We've been presented with a product that for the most part is a complete redundancy to the legacy product. Not only that, it's cumbersome-- you click on a menu and it should just pop up. That's the experience that we're all used to in ArcGIS Desktop. If this product is to be an improvement, it just can't be as good as the legacy experience, it needs to beat it.
Regarding fragmentation, apparently most of their new tools and development will get done for ArcGIS Pro, and ArcGIS Desktop will not receive the same functions in all cases of new features. This is going to get extremely confusing and has the potential to really frustrate people if they have to open up multiple programs to get their jobs done.
4. Esri is now in the business of drones
Here's a video from the Plenary of their software.
I really like how they framed everything by how long the entire process took. In my quest to develop a successful workflow, I've seen many vendors fall on their face after a successful flight and then it comes time to process the data into something you can use. From the video, this looks promising.
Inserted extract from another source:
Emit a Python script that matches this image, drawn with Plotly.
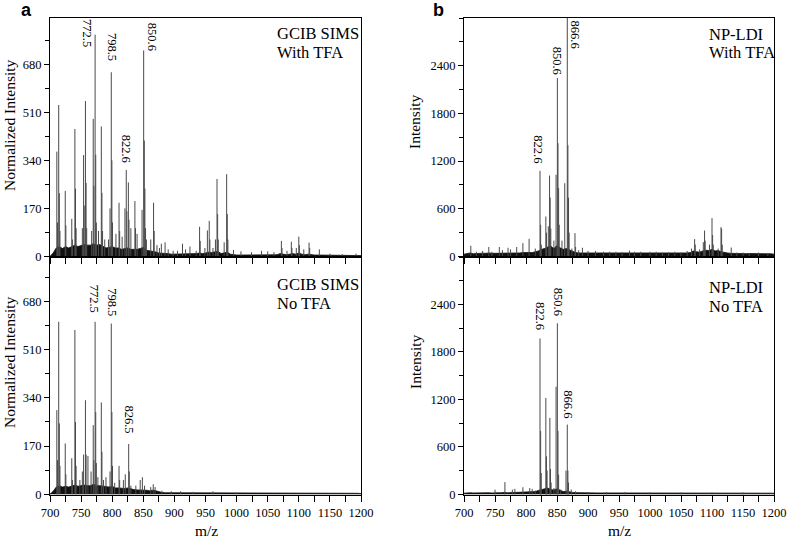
import plotly.graph_objects as go

# ---------------- data ----------------
# Stick peaks (m/z, intensity) per panel
tl_mz = [711, 712, 714, 715, 716, 724.5, 725.5, 735, 736, 740, 741, 742, 752, 754, 755, 757, 758, 759,
         767, 769.5, 770.5, 772.5, 773.5, 774.5, 778, 782.5, 783.5, 784.5, 788, 794, 796.5, 798.5, 799.5,
         800.5, 806, 811, 812, 816, 820.5, 822.6, 823.6, 826, 827, 830, 836.5, 837.5, 840, 848, 850.6,
         851.6, 852.6, 853.6, 855, 862, 866.5, 867.5, 872, 876, 879, 885, 890, 898, 905, 913, 918, 925,
         935, 940.5, 941.5, 949, 953, 956, 957, 962, 966, 968.5, 969.5, 970.5, 980, 984, 985, 986, 995,
         1007, 1024, 1040, 1050, 1060, 1072, 1073, 1081, 1088, 1089, 1096, 1100, 1101, 1108, 1116.5,
         1117.5, 1133, 1150, 1170, 1192]
tl_int = [371, 120, 536, 224, 90, 232, 110, 133, 60, 451, 240, 100, 100, 359, 180, 550, 260, 100,
          90, 487, 250, 785, 360, 120, 90, 460, 225, 90, 60, 60, 170, 652, 340,
          120, 80, 190, 90, 70, 170, 306, 160, 262, 130, 100, 196, 100, 80, 165, 729,
          410, 240, 100, 60, 60, 190, 90, 40, 30, 45, 50, 25, 20, 20, 45, 25, 35,
          20, 105, 55, 30, 92, 126, 60, 30, 60, 274, 150, 60, 50, 291, 150, 60, 23,
          18, 15, 20, 18, 15, 55, 30, 20, 52, 30, 30, 70, 40, 25, 49,
          30, 25, 10, 8, 10]

bl_mz = [711, 712, 714, 715, 716, 724.5, 725.5, 735, 736, 740, 741, 742, 748, 752, 754, 757, 758, 761,
         766, 769.5, 770.5, 772.5, 773.5, 774.5, 777, 782.5, 783.5, 786, 790, 796.5, 798.5, 799.5, 800.5,
         804, 811, 812, 818, 821, 826.5, 827.5, 830, 838, 845, 848.5, 852, 862, 866, 869, 880, 895, 910,
         930, 962, 1000]
bl_int = [297, 120, 609, 250, 100, 179, 70, 127, 50, 580, 255, 100, 50, 80, 140, 332, 140, 135,
          80, 244, 120, 609, 290, 110, 60, 324, 150, 50, 60, 80, 603, 290, 100,
          40, 100, 50, 50, 70, 177, 80, 30, 30, 50, 60, 30, 25, 35, 25, 12, 10, 10,
          8, 10, 5]

tr_mz = [711, 720, 730, 740, 745, 757, 762, 771, 775, 785, 795, 805, 815, 822.6, 823.6, 824.6, 832, 833,
         836, 838, 839, 840, 845, 848.5, 850.6, 851.6, 852.6, 853.6, 858, 862.5, 866.6, 867.6, 868.6,
         869.6, 874, 879, 880, 885, 891, 900, 912, 925, 935, 945, 955, 967, 975, 985, 1000, 1010, 1020,
         1030, 1040, 1050, 1060, 1067, 1072, 1073, 1080, 1086, 1088, 1089, 1096, 1100, 1101, 1102, 1110,
         1114.5, 1115.5, 1116.5, 1131, 1140, 1150, 1160, 1175, 1190]
tr_int = [135, 60, 70, 120, 60, 120, 80, 110, 90, 120, 168, 222, 100, 1078, 400, 150, 503, 300,
          380, 1019, 740, 350, 200, 1028, 2244, 1425, 860, 400, 200, 922, 3100, 1400, 740,
          300, 100, 294, 120, 80, 110, 70, 70, 60, 60, 60, 55, 75, 60, 60, 60, 60, 50,
          55, 60, 50, 70, 100, 219, 150, 90, 180, 327, 200, 150, 483, 270, 150, 100,
          370, 350, 150, 113, 50, 50, 45, 50, 45]

br_mz = [750, 766, 778, 782, 795, 806, 810, 815, 822.6, 823.6, 824.6, 832, 833, 834, 838.5, 839.5, 840.5,
         845, 848.5, 850.6, 851.6, 852.6, 856, 864.5, 866.6, 867.6, 868.6, 873, 880, 900, 930, 960, 1000,
         1050, 1100, 1150]
br_int = [60, 155, 60, 70, 90, 80, 70, 50, 1970, 800, 270, 1218, 480, 300, 966, 320, 150,
          80, 1360, 2163, 800, 250, 60, 300, 882, 300, 150, 60, 40, 30, 30, 30, 25,
          25, 25, 25]

# Baseline "grass" level on a 5-unit m/z grid, 700..1200
base_mz = list(range(700, 1205, 5))
tl_base = [0, 12, 30, 35, 28, 35, 30, 35, 40, 35,
           38, 42, 40, 40, 45, 40, 42, 35, 30, 32,
           35, 30, 30, 25, 28, 30, 25, 25, 25, 28,
           32, 22, 20, 20, 16, 12, 12, 10, 10, 8,
           8, 8, 9, 8, 8, 8, 8, 10, 12, 10,
           12, 15, 14, 15, 18, 10, 12, 15, 8, 6,
           5, 5, 5, 5, 5, 5, 5, 5, 5, 5,
           5, 5, 5, 6, 10, 8, 6, 8, 10, 8,
           12, 8, 6, 8, 6, 5, 5, 5, 4, 4,
           4, 4, 4, 4, 4, 4, 4, 4, 4, 4,
           3]
bl_base = [0, 10, 25, 30, 25, 28, 25, 28, 32, 28,
           30, 32, 30, 30, 35, 30, 30, 28, 25, 25,
           28, 22, 22, 20, 20, 22, 18, 16, 15, 15,
           16, 14, 12, 14, 12, 8, 6, 5, 5, 4,
           4, 4, 4, 4, 4, 3, 3, 3, 3, 3,
           3, 3, 4, 3, 3, 3, 3, 3, 3, 3,
           3, 3, 3, 3, 3, 3, 3, 3, 3, 3,
           3, 3, 3, 3, 3, 3, 3, 3, 3, 3,
           3, 3, 3, 3, 3, 3, 3, 3, 3, 3,
           3, 3, 3, 3, 3, 3, 3, 3, 3, 3,
           2]
tr_base = [30, 40, 45, 35, 40, 38, 42, 40, 45, 40,
           40, 42, 45, 40, 45, 42, 45, 40, 45, 50,
           50, 55, 50, 60, 70, 90, 100, 120, 130, 100,
           140, 110, 90, 100, 80, 60, 50, 45, 45, 42,
           40, 42, 40, 38, 40, 40, 38, 40, 40, 38,
           40, 38, 40, 42, 40, 38, 40, 38, 40, 38,
           38, 40, 38, 40, 38, 40, 38, 40, 40, 38,
           40, 42, 45, 50, 70, 60, 55, 70, 80, 75,
           90, 70, 75, 60, 50, 45, 40, 38, 40, 38,
           38, 36, 38, 36, 38, 36, 35, 36, 35, 35,
           30]
br_base = [15, 20, 20, 18, 20, 20, 18, 20, 20, 18,
           22, 20, 20, 25, 20, 22, 20, 25, 20, 25,
           25, 30, 30, 35, 50, 60, 70, 80, 60, 55,
           70, 55, 35, 40, 30, 25, 22, 20, 20, 20,
           18, 18, 20, 18, 18, 20, 18, 18, 18, 18,
           18, 20, 18, 18, 18, 18, 18, 18, 18, 18,
           18, 18, 18, 18, 18, 18, 18, 18, 18, 18,
           18, 18, 18, 18, 18, 18, 18, 18, 18, 18,
           18, 18, 18, 18, 18, 18, 18, 18, 18, 18,
           18, 18, 18, 18, 18, 18, 18, 18, 18, 18,
           15]

# Peak labels per panel
tl_labels = ["772.5", "798.5", "822.6", "850.6"]
bl_labels = ["772.5", "798.5", "826.5"]
tr_labels = ["822.6", "850.6", "866.6"]
br_labels = ["822.6", "850.6", "866.6"]

panel_line1 = ["GCIB SIMS", "GCIB SIMS", "NP-LDI", "NP-LDI"]
panel_line2 = ["With TFA", "No TFA", "With TFA", "No TFA"]
x_ticks = [700, 750, 800, 850, 900, 950, 1000, 1050, 1100, 1150, 1200]
left_y_ticks = [0, 170, 340, 510, 680]
right_y_ticks = [0, 600, 1200, 1800, 2400]

# ---------------- figure ----------------
SERIF = "Liberation Serif"
W, H = 787, 540
fig = go.Figure()

def stems(mz, inten):
    xs, ys = [], []
    for m, v in zip(mz, inten):
        xs += [m, m, None]
        ys += [0, v, None]
    return xs, ys

panels = [
    ("x", "y", tl_mz, tl_int, tl_base),
    ("x2", "y2", bl_mz, bl_int, bl_base),
    ("x3", "y3", tr_mz, tr_int, tr_base),
    ("x4", "y4", br_mz, br_int, br_base),
]
for xa, ya, mz, inten, base in panels:
    fig.add_trace(go.Scatter(x=base_mz, y=base, xaxis=xa, yaxis=ya, mode="lines",
                             line=dict(color="#111111", width=0.8), fill="tozeroy",
                             fillcolor="#111111", hoverinfo="skip", showlegend=False))
    xs, ys = stems(mz, inten)
    fig.add_trace(go.Scatter(x=xs, y=ys, xaxis=xa, yaxis=ya, mode="lines",
                             line=dict(color="#4a4a4a", width=1), showlegend=False,
                             connectgaps=False))

px = lambda v: v / W
py = lambda v: 1 - v / H
xl = [px(50), px(361)]
xr = [px(464), px(774)]
ytop = [py(257), py(18)]
ybot = [py(495), py(257)]

axis_common = dict(showline=True, linecolor="black", linewidth=1, mirror=True, showgrid=False,
                   zeroline=False, ticks="outside", tickcolor="black", automargin=False,
                   tickfont=dict(family=SERIF, size=12.5, color="black"))

def xaxis(domain, anchor, labels):
    return dict(axis_common, domain=domain, anchor=anchor, range=[700, 1200],
                tickvals=x_ticks, ticklen=6, showticklabels=labels,
                minor=dict(dtick=25, tick0=700, ticks="outside", ticklen=6, tickcolor="black"))

def yaxis(domain, anchor, rng, vals, minor):
    return dict(axis_common, domain=domain, anchor=anchor, range=rng, tickvals=vals, ticklen=5,
                minor=dict(dtick=minor, tick0=0, ticks="outside", ticklen=4, tickcolor="black"))

fig.update_layout(
    width=W, height=H, margin=dict(l=0, r=0, t=0, b=0, autoexpand=False),
    paper_bgcolor="white", plot_bgcolor="white",
    xaxis=xaxis(xl, "y", False), yaxis=yaxis(ytop, "x", [-2, 844], left_y_ticks, 85),
    xaxis2=xaxis(xl, "y2", True), yaxis2=yaxis(ybot, "x2", [-3, 838], left_y_ticks, 85),
    xaxis3=xaxis(xr, "y3", False), yaxis3=yaxis(ytop, "x3", [-6, 3000], right_y_ticks, 300),
    xaxis4=xaxis(xr, "y4", True), yaxis4=yaxis(ybot, "x4", [-8, 3000], right_y_ticks, 300),
)

ann = []

def pa(text, x, y, size, family=SERIF, xanchor="center", yanchor="middle", angle=0):
    return dict(text=text, x=px(x), y=py(y), xref="paper", yref="paper", showarrow=False,
                xanchor=xanchor, yanchor=yanchor, textangle=angle,
                font=dict(family=family, size=size, color="black"))

# panel letters
ann.append(pa("<b>a</b>", 26, 10, 18, family="Liberation Sans"))
ann.append(pa("<b>b</b>", 438, 10, 18, family="Liberation Sans"))
# corner texts (two lines each)
for l1, l2, xx, yy in zip(panel_line1, panel_line2, [275, 275, 707, 707], [33, 284, 34, 287]):
    ann.append(pa(l1, xx, yy, 16.5, xanchor="left"))
    ann.append(pa(l2, xx, yy + 19, 16.5, xanchor="left"))
# axis titles
for txt, xx, yy in [("Normalized Intensity", 9, 125), ("Normalized Intensity", 9, 362),
                    ("Intensity", 415, 122), ("Intensity", 415, 362)]:
    ann.append(pa(txt, xx, yy, 15.5, angle=-90))
for xx in [206, 619]:
    ann.append(pa("m/z", xx, 530, 15.5))

# peak labels, anchored at the peaks they name
def peak_label(lbl, mz, inten, xa, ya, xshift, yshift, yanchor):
    v = inten[mz.index(float(lbl))]
    return dict(text=lbl, x=float(lbl), y=v, xref=xa, yref=ya, showarrow=False, textangle=90,
                xshift=xshift, yshift=yshift, yanchor=yanchor, xanchor="center",
                font=dict(family=SERIF, size=12.5, color="black"))

tl_pos = {"772.5": (-7.5, 2, "middle"), "798.5": (0, 9, "bottom"), "822.6": (0, 5, "bottom"),
          "850.6": (8.5, 13.5, "middle")}
bl_pos = {"772.5": (-1, 7, "bottom"), "798.5": (0, 5, "bottom"), "826.5": (0, 9, "bottom")}
tr_pos = {"822.6": (-1.5, 6, "bottom"), "850.6": (0, 1, "bottom"), "866.6": (8, 0, "top")}
br_pos = {"822.6": (-0.5, 7, "bottom"), "850.6": (0, 5, "bottom"), "866.6": (1, 4, "bottom")}

for labels, pos, mz, inten, xa, ya in [(tl_labels, tl_pos, tl_mz, tl_int, "x", "y"),
                                        (bl_labels, bl_pos, bl_mz, bl_int, "x2", "y2"),
                                        (tr_labels, tr_pos, tr_mz, tr_int, "x3", "y3"),
                                        (br_labels, br_pos, br_mz, br_int, "x4", "y4")]:
    for lbl in labels:
        xs_, ys_, ya_ = pos[lbl]
        a = peak_label(lbl, mz, inten, xa, ya, xs_, ys_, ya_)
        if lbl == "866.6" and ya == "y3":
            a["y"] = 2990
        ann.append(a)

fig.update_layout(annotations=ann)
fig.write_html("out.html", config={"displayModeBar": False},
               post_script="document.body.style.margin='0px';")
Hopefully they'll get a leg up on Autodesk’s Recap and Memento products by inclusion of Ground Control Points, IMU Data, and Camera calibration to truly get about a photogrammetric solution. Only time will tell...
5. Martin O'Malley is awesome
Esri invited presidential candidate Martin O'Malley for the keynote speech. He's an amazing orator, but what's so cool is that he understands the power of maps when it comes to making decisions. He was able to back up how he made decisions as Mayor and Governor with data. My tagline that I learned from Data Science pursuits is "If it can be measured, it can be improved". This seems to be his approach to solving real-world problems like crime, poverty, and climate change.